There’s nothing average about Canadian indie band Arcade Fire. Not only are they unique in their sound, but they're also rock stars with a huge mission.
During the band's visit to UT’s LBJ Auditorium on Monday, they mentioned almost nothing about their recent Grammy award snag. Instead, they spent their time telling their assembled fans about their most committed cause: Haiti.
As their self proclaimed number one fan, I was ecstatic to even be in their presence. Representing the rather large band during the lecture were frontman Win Butler, his wife Regine Chassagne, his brother William Butler, and touring band member Marika Anthony-Shaw.
Of course, like most of the attendees of the lecture, I secretly wanted them to play a couple of their hits. Without question, though, I was blown away by the enormous amount of knowledge they have on the socio-economic crisis taking place in Haiti. Within a few minutes, I’d forgotten I was in the presence of an internationally acclaimed group of musicians as they sounded like they'd been global activists their entire lives.
Chassagne's parents left Haiti in the 60s during the Francois Duvalier regime to escape the violence and corruption.

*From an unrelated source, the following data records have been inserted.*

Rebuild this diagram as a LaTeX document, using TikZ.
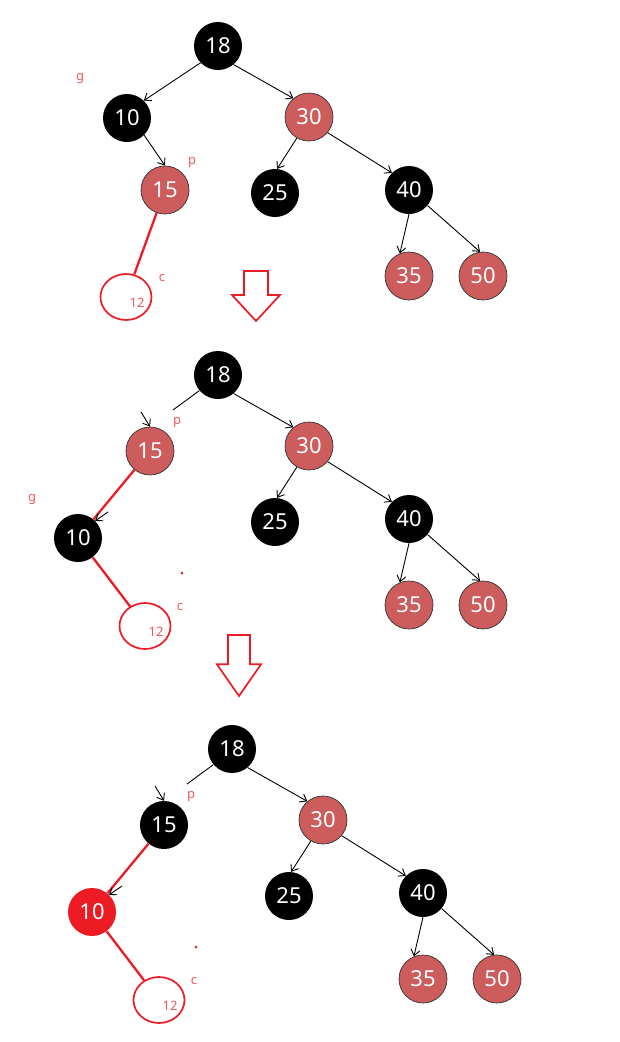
\documentclass[tikz,border=0pt]{standalone}
\usepackage{fontspec}
\setmainfont{Noto Sans}
\usetikzlibrary{arrows.meta,shapes.geometric}
\definecolor{rbred}{RGB}{205,92,92}
\definecolor{hotred}{RGB}{237,28,36}
\definecolor{tagred}{RGB}{240,90,90}

\begin{document}
\begin{tikzpicture}[
	x=1pt, y=-1pt,
	key/.style  = {circle, minimum size=48pt, inner sep=0pt, text=white, font=\fontsize{22}{22}\selectfont},
	blk/.style  = {key, fill=black},
	rd/.style   = {key, fill=rbred, draw=black!80, line width=0.7pt},
	hot/.style  = {key, fill=hotred},
	nil/.style  = {ellipse, minimum width=51pt, minimum height=46pt, draw=hotred, line width=1.7pt,
	               label={[text=tagred, font=\fontsize{13}{13}\selectfont, xshift=11pt, yshift=-6pt]center:12}},
	tag/.style  = {text=tagred, font=\fontsize{13}{13}\selectfont, inner sep=0pt},
	link/.style = {->, line width=0.9pt},
	fix/.style  = {draw=hotred, line width=2.3pt},
	dot/.style  = {circle, fill=hotred, inner sep=0pt, minimum size=3pt},
	turn arrow/.pic = {\draw[hotred, line width=1.7pt] (-12,0) -- (12,0) -- (12,24) -- (24,24) -- (0,50) -- (-24,24) -- (-12,24) -- cycle;},
	>={Straight Barb[length=6pt,width=9pt]}]
	
	\useasboundingbox (0,0) rectangle (619,1042);
	
	% root and right half, the same in all three trees
	\foreach \t/\sx/\sy in {a/0/0, b/0/329, c/14/703} {
	\begin{scope}[shift={(\sx,\sy)}]
	\node[blk] (\t18) at (218,46) {18};
	\node[rd]  (\t30) at (309,117) {30};
	\node[blk] (\t25) at (275,193) {25};
	\node[blk] (\t40) at (409,190) {40};
	\node[rd]  (\t35) at (409,276) {35};
	\node[rd]  (\t50) at (483,276) {50};
	\draw[link] (\t18.-50) -- (\t30.130);
	\draw[link] (\t30.240) -- (\t25.85);
	\draw[link] (\t30.-40) -- (\t40.135);
	\draw[link] (\t40.south) -- (\t35.112);
	\draw[link] (\t40.-40) -- (\t50.97);
	\end{scope}
	}
	
	% first tree, left half
	\node[blk] (a10) at (127,118) {10};
	\node[rd]  (a15) at (165,190) {15};
	\node[nil] (a12) at (126,297) {};
	\draw[link] (a18.-136) -- (a10.46);
	\draw[link] (a10.-45) -- (a15.north);
	\draw[fix] (a15) -- (a12);
	\node[tag] (ag) at (80,79) {g};
	\node[tag] (ap) at (192,163) {p};
	\node[tag] (ac) at (162,278) {c};
	
	\pic at (256,271) {turn arrow};
	
	% second tree, left half
	\begin{scope}[shift={(0,329)}]
	\node[rd]  (b15) at (150,122) {15};
	\node[blk] (b10) at (78,209) {10};
	\node[nil] (b12) at (145,297) {};
	\coordinate (b-cut) at (173,81);
	\coordinate (b-in15) at (141,83);
	\coordinate (b-in10) at (108,183);
	\draw[line width=0.9pt] (b18.-140) -- (b-cut);
	\draw[link] (b-in15) -- (b15.north);
	\draw[fix] (b15) -- (b10);
	\draw[fix] (b10) -- (b12);
	\draw[link] (b-in10) -- (b10.45);
	\node[tag] (bg) at (32,171) {g};
	\node[tag] (bp) at (177,94) {p};
	\node[tag] (bc) at (180,278) {c};
	\node[dot] (b-dot) at (182,244) {};
	\end{scope}
	
	\pic[xscale=0.92, yscale=1.22] at (239,635) {turn arrow};
	
	% third tree, left half
	\begin{scope}[shift={(14,703)}]
	\node[blk] (c15) at (150,122) {15};
	\node[hot] (c10) at (78,209) {10};
	\node[nil] (c12) at (145,297) {};
	\coordinate (c-cut) at (173,81);
	\coordinate (c-in15) at (141,83);
	\coordinate (c-in10) at (108,183);
	\draw[line width=0.9pt] (c18.-140) -- (c-cut);
	\draw[link] (c-in15) -- (c15.north);
	\draw[fix] (c15) -- (c10);
	\draw[fix] (c10) -- (c12);
	\draw[link] (c-in10) -- (c10.45);
	\node[tag] (cp) at (177,94) {p};
	\node[tag] (cc) at (180,278) {c};
	\node[dot] (c-dot) at (182,244) {};
	\end{scope}
\end{tikzpicture}
\end{document}
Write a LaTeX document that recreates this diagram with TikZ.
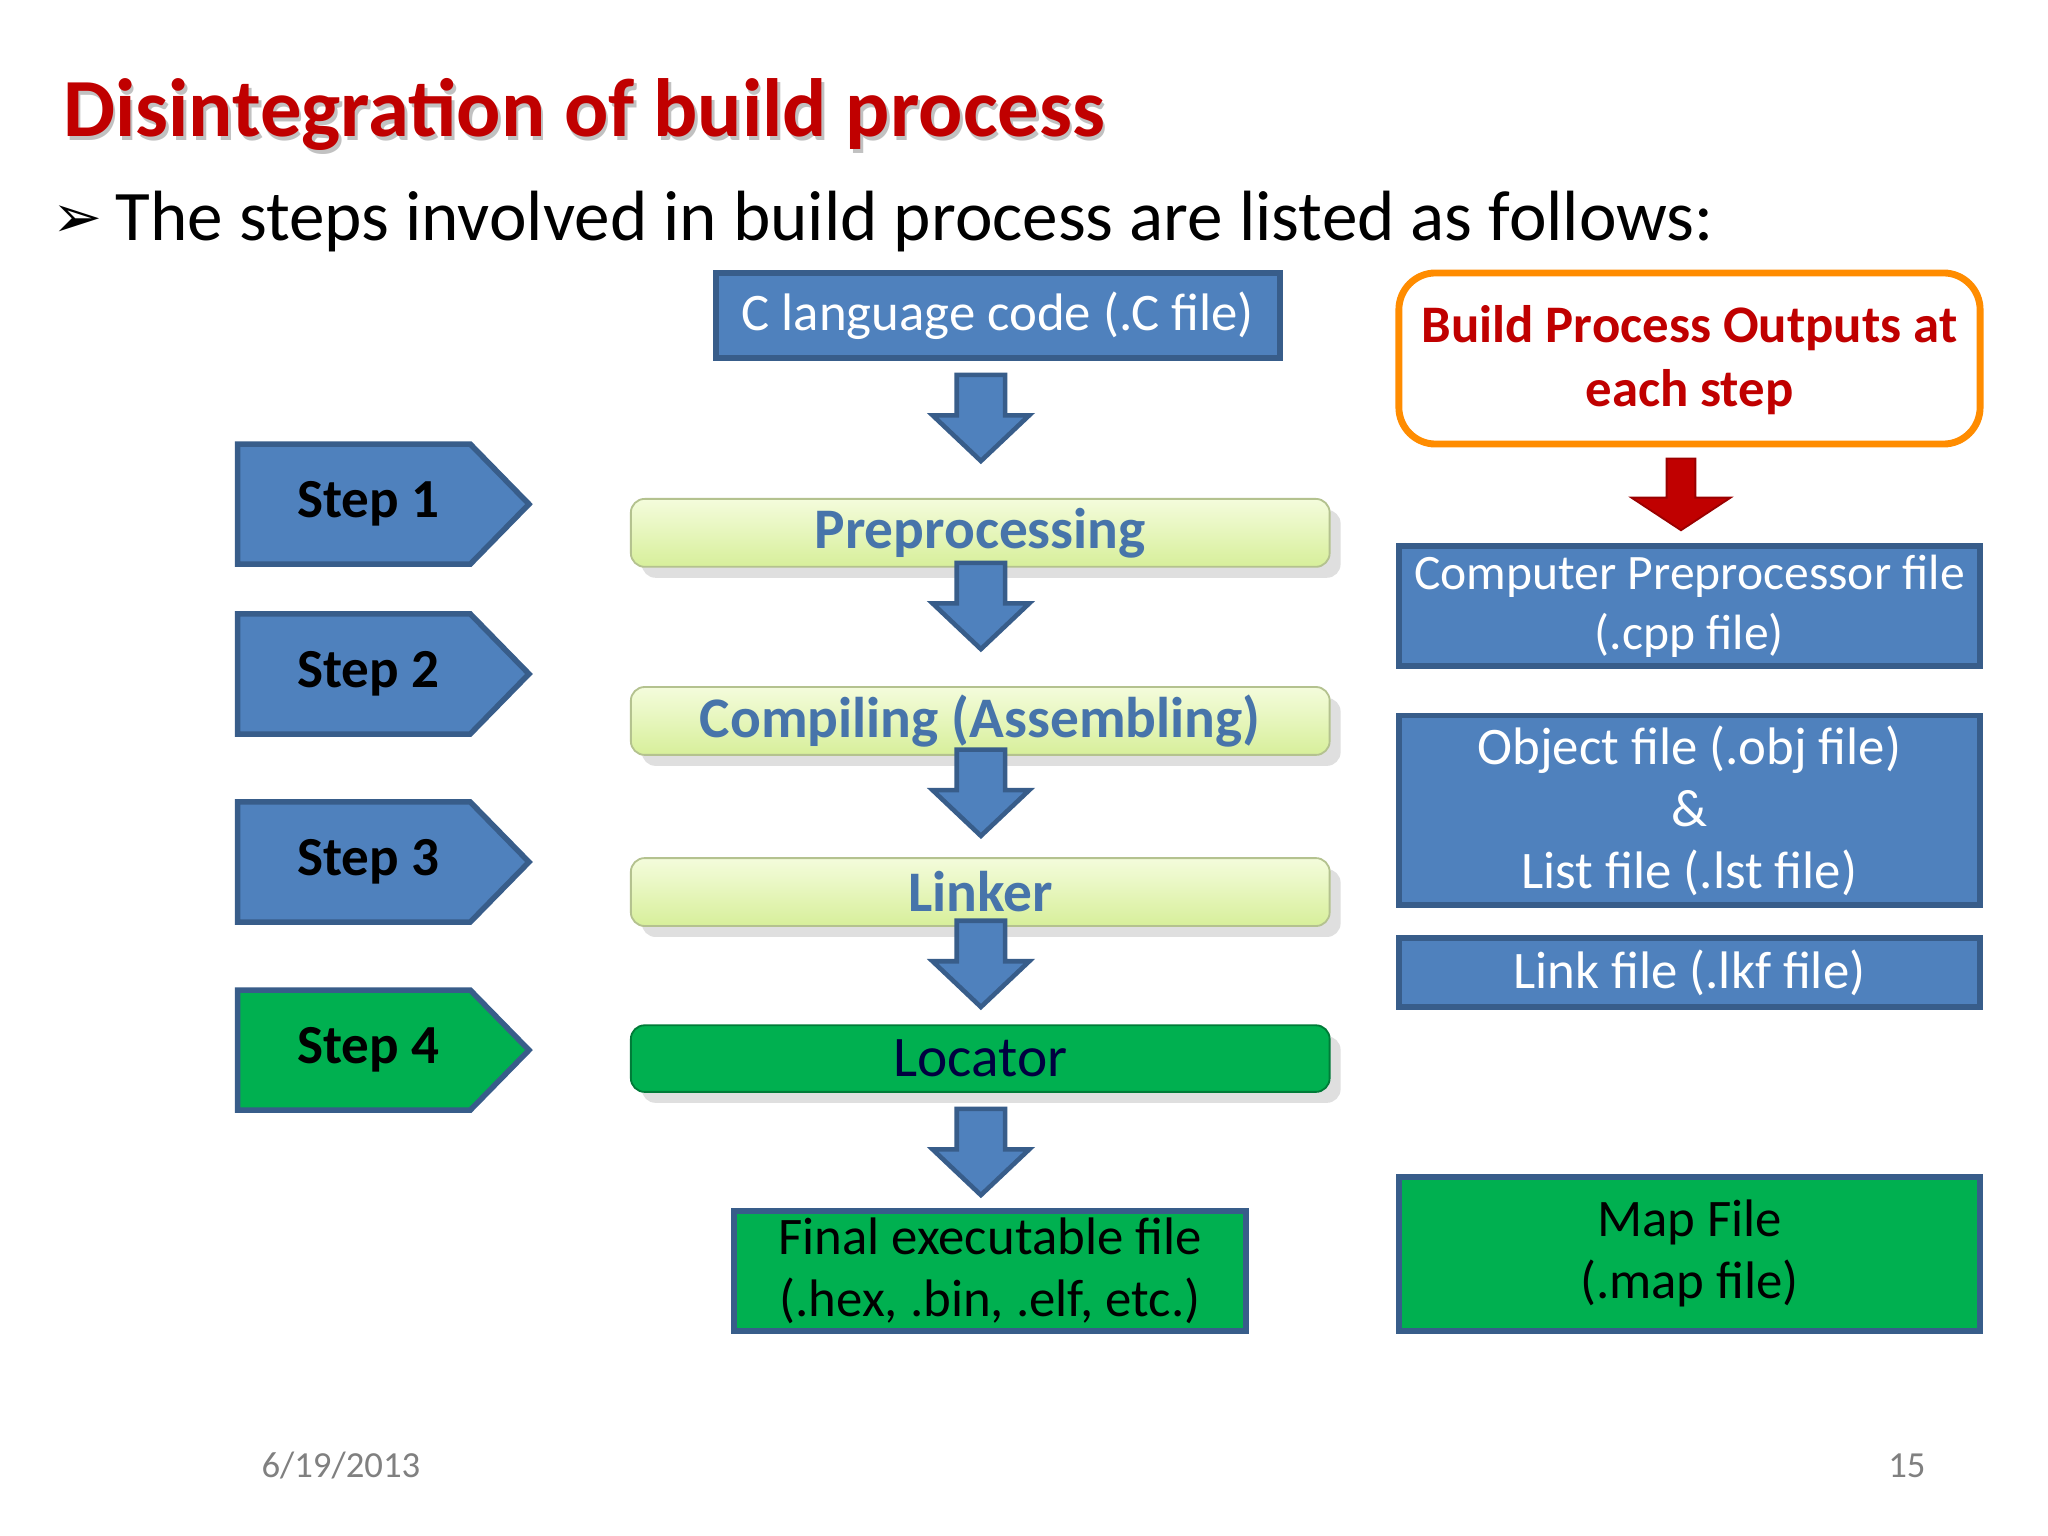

She mentioned that although she did not have many direct encounters with Haiti as a child, the vibrancy and spirit of the culture affected her experience growing up.
Her deep connection to Haiti was reflected in her reaction to Arcade Fire’s recent success. "When I knew that I would be a musician, the first thing I thought of was Haiti,” she shared.
Each band member individually expressed their genuine pleas for the next generation to turn its attention to Haiti. They pressed the importance of college students to get educated and take up identities as global citizens of the world. At the very least, Will pleaded to us to “read as much about Haiti, Google it, and get a feel for it.” Being informed, after all, is the least we could do to bring awareness to Haiti.
In their efforts to aid Haiti, the band has teamed up with Partners in Health, an organization whose mission is to improve health care systems in Haiti. Their close partnership gave them an in-depth scope of how an independent nonprofits could create lasting impact in a poverty-stricken country. According to Win, Arcade Fire donates each dollar of their ticket sales to the Haitian cause and the group speaks about Haiti at all of their shows.
As a fan of the group, I was impressed with the amount of knowledge and genuine effort they put forth to shed light on Haiti. Throughout the lecture, it was palpable how excited they were to share with the students their humbling and inspiring experience in Haiti.
Win reminded the attendees how easily we take for granted the infrastructure of the West and how crucial it is for our generation to build the power of this movement from person to person. He closed by saying, "It almost sounds cliche to talk about the spirit of the Haitian people; but it is real, and it's such a shame to not do something."